(PROVIDED MATERIAL):
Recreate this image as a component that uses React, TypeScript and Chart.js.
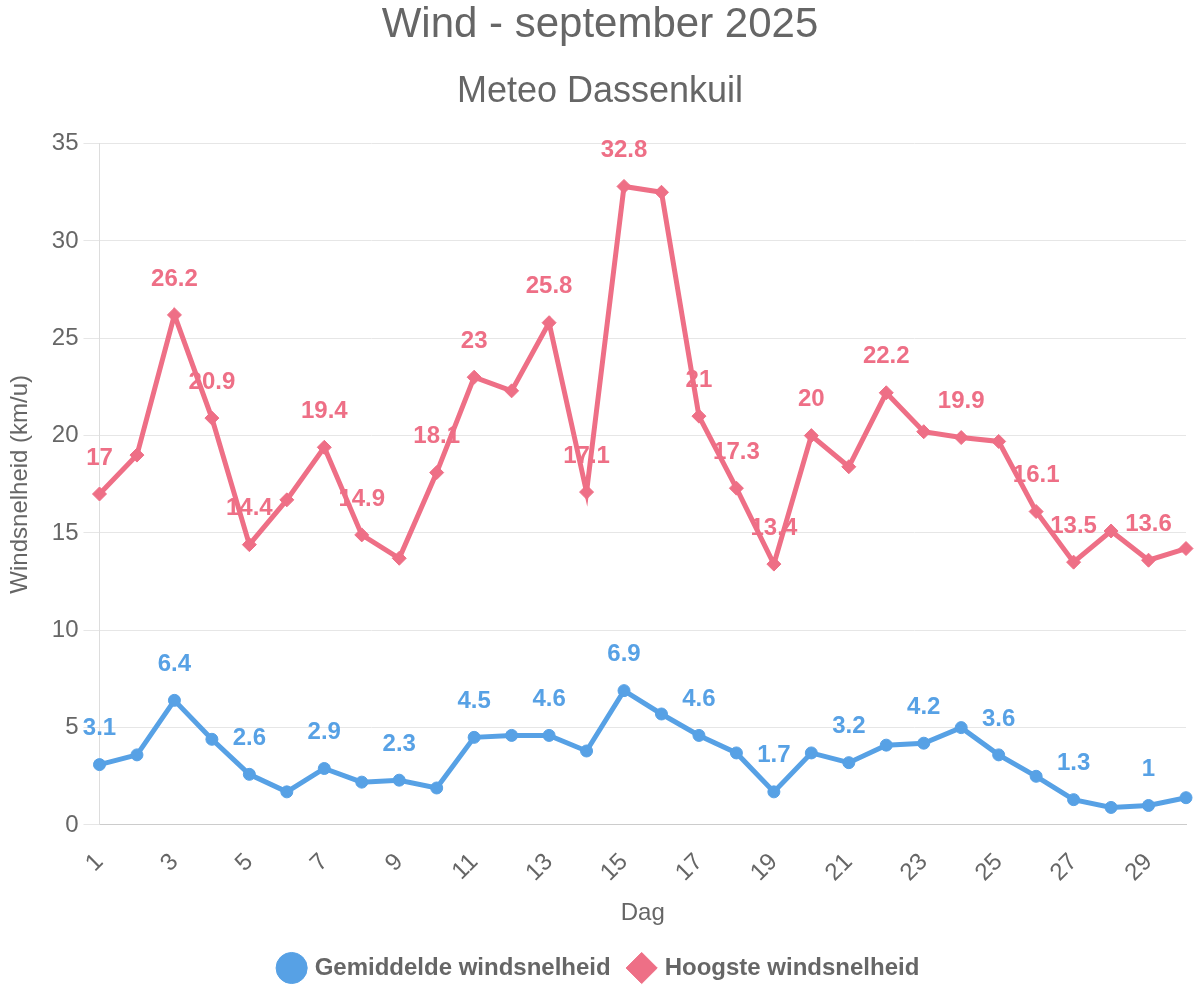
import React, { useEffect, useRef } from 'react';
import { Chart, registerables } from 'chart.js';

Chart.register(...registerables);

const days = ['1', '2', '3', '4', '5', '6', '7', '8', '9', '10', '11', '12', '13', '14', '15',
    '16', '17', '18', '19', '20', '21', '22', '23', '24', '25', '26', '27', '28', '29', '30'];

// gemiddelde windsnelheid (km/u)
const avgWind = [3.1, 3.6, 6.4, 4.4, 2.6, 1.7, 2.9, 2.2, 2.3, 1.9, 4.5, 4.6, 4.6, 3.8, 6.9,
    5.7, 4.6, 3.7, 1.7, 3.7, 3.2, 4.1, 4.2, 5.0, 3.6, 2.5, 1.3, 0.9, 1, 1.4];

// hoogste windsnelheid (km/u)
const maxWind = [17, 19, 26.2, 20.9, 14.4, 16.7, 19.4, 14.9, 13.7, 18.1, 23, 22.3, 25.8, 17.1, 32.8,
    32.5, 21, 17.3, 13.4, 20, 18.4, 22.2, 20.2, 19.9, 19.7, 16.1, 13.5, 15.1, 13.6, 14.2];

// which points get a value label
const avgLabelIdx = [0, 2, 4, 6, 8, 10, 12, 14, 16, 18, 20, 22, 24, 26, 28];
const maxLabelIdx = [0, 2, 3, 4, 6, 7, 9, 10, 12, 13, 14, 16, 17, 18, 19, 21, 23, 25, 26, 28];

const yTicks = [0, 5, 10, 15, 20, 25, 30, 35];

const BLUE = '#57a1e5';
const RED = '#ee6f86';
const FONT = "'Liberation Sans', Arial, Helvetica, sans-serif";

const valueLabels = {
    id: 'valueLabels',
    afterDatasetsDraw(chart: any) {
        const ctx = chart.ctx;
        const shown = [avgLabelIdx, maxLabelIdx];
        ctx.save();
        ctx.font = `bold 24px ${FONT}`;
        ctx.textAlign = 'center';
        ctx.textBaseline = 'middle';
        chart.data.datasets.forEach((ds: any, i: number) => {
            const meta = chart.getDatasetMeta(i);
            ctx.fillStyle = ds.borderColor;
            meta.data.forEach((pt: any, j: number) => {
                if (!shown[i].includes(j)) return;
                ctx.fillText(String(ds.data[j]), pt.x, pt.y - 36);
            });
        });
        ctx.restore();
    }
};

export default function App() {
    const chartRef = useRef<HTMLCanvasElement>(null);
    const chartInstance = useRef<Chart | null>(null);

    useEffect(() => {
        document.body.style.margin = '0';
        if (!chartRef.current) return;
        if (chartInstance.current) chartInstance.current.destroy();

        Chart.defaults.font.family = FONT;
        Chart.defaults.color = '#666';

        chartInstance.current = new Chart(chartRef.current, {
            type: 'line',
            data: {
                labels: days,
                datasets: [
                    {
                        label: 'Gemiddelde windsnelheid',
                        data: avgWind,
                        borderColor: BLUE,
                        backgroundColor: BLUE,
                        borderWidth: 5,
                        pointStyle: 'circle',
                        pointRadius: 6,
                        pointBorderWidth: 1,
                        tension: 0
                    },
                    {
                        label: 'Hoogste windsnelheid',
                        data: maxWind,
                        borderColor: RED,
                        backgroundColor: RED,
                        borderWidth: 5,
                        pointStyle: 'rectRot',
                        pointRadius: 7,
                        pointBorderWidth: 1,
                        tension: 0
                    }
                ]
            },
            options: {
                animation: false,
                responsive: true,
                maintainAspectRatio: false,
                layout: { padding: { left: 8, right: 8, top: 0, bottom: 10 } },
                plugins: {
                    title: {
                        display: true,
                        text: 'Wind - september 2025',
                        font: { size: 42, weight: 'normal' },
                        color: '#666',
                        padding: { top: 0, bottom: 10 }
                    },
                    subtitle: {
                        display: true,
                        text: 'Meteo Dassenkuil',
                        font: { size: 36 },
                        color: '#666',
                        padding: { top: 10, bottom: 30 }
                    },
                    legend: {
                        position: 'bottom',
                        labels: {
                            usePointStyle: true,
                            boxWidth: 22,
                            boxHeight: 22,
                            font: { size: 24, weight: 'bold' },
                            color: '#666',
                            padding: 20
                        }
                    },
                    tooltip: { enabled: false }
                },
                scales: {
                    x: {
                        grid: { display: false },
                        border: { display: true, color: '#cccccc' },
                        afterFit: (axis: any) => {
                            // fixed gap instead of room for the (empty) last rotated label
                            axis.paddingRight = 14;
                        },
                        ticks: {
                            autoSkip: false,
                            minRotation: 45,
                            maxRotation: 45,
                            font: { size: 24 },
                            color: '#666',
                            padding: 15,
                            callback: (_v: any, i: number) => (i % 2 === 0 ? days[i] : '')
                        },
                        title: {
                            display: true,
                            text: 'Dag',
                            font: { size: 24 },
                            color: '#666',
                            padding: { top: -3, bottom: 8 }
                        }
                    },
                    y: {
                        min: yTicks[0],
                        max: yTicks[yTicks.length - 1],
                        afterBuildTicks: (axis: any) => {
                            axis.ticks = yTicks.map((v) => ({ value: v }));
                        },
                        grid: { color: '#e6e6e6', tickLength: 16 },
                        border: { color: '#dddddd' },
                        ticks: { font: { size: 24 }, color: '#666', padding: 5 },
                        title: {
                            display: true,
                            text: 'Windsnelheid (km/u)',
                            font: { size: 24 },
                            color: '#666',
                            padding: { top: -2, bottom: 12 }
                        }
                    }
                }
            } as any,
            plugins: [valueLabels]
        });

        return () => {
            if (chartInstance.current) {
                chartInstance.current.destroy();
                chartInstance.current = null;
            }
        };
    }, []);

    return (
        <div style={{ position: 'relative', width: 1200, height: 1000 }}>
            <canvas ref={chartRef}></canvas>
        </div>
    );
}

(EXERCISE TASK): Find every line that holds "React" and copy it.

(CORRECT OUTPUT):
Recreate this image as a component that uses React, TypeScript and Chart.js.
import React, { useEffect, useRef } from 'react';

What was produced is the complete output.